The question of which pairs of rotations of the sphere are independent goes back to Hausdorff, who produced such a pair a century ago. "Independent" means "are free generators of a free group". The following assertion might not be true, but its statement is certainly elegant! Maybe there is a simple counterexample?
Question: If A and B are noncommuting rotations of a sphere of infinite order, then A and B are independent.
One can also consider finite order (as did Hausdorff who used order 2 and 3):
If A and B are noncommuting rotations of a sphere, then A and B A Inverse(B) are independent.

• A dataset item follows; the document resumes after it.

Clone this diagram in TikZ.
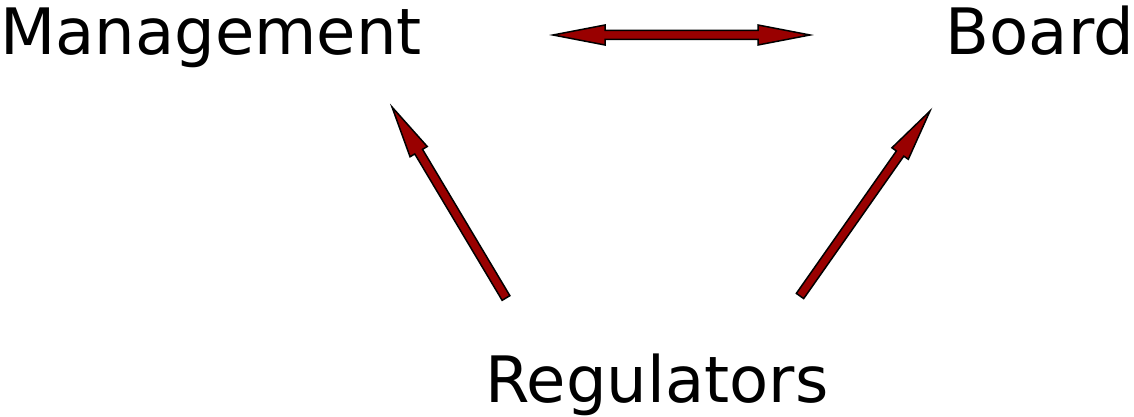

Can such strong and general assertions possibly be true?
Stan Wagon
No, this is too strong. Let $w \in F_2$ be a word which does not vanish in the abelianization. Then it's known that the induced map
$$\text{SO}(3) \times \text{SO}(3) \ni (A, B) \mapsto w(A, B) \in \text{SO}(3)$$
is surjective. So we can find $A, B$ such that, for example, $A [A, B] = -1$. With a little more care (to check that the derivative of the word map is surjective, so that the word map is a submersion) we should be able to show that there are enough of these that we can arrange for $A$ and $B$ to both have infinite order. This gives a counterexample to both of your questions.
What is true is that if $A$ and $B$ are chosen randomly then with probability $1$ they generate a free group. In fact the subspace of pairs $(A, B)$ which don't generate a free group is a countable union of Zariski-closed subspaces (and in particular has measure zero, but this is a stronger statement).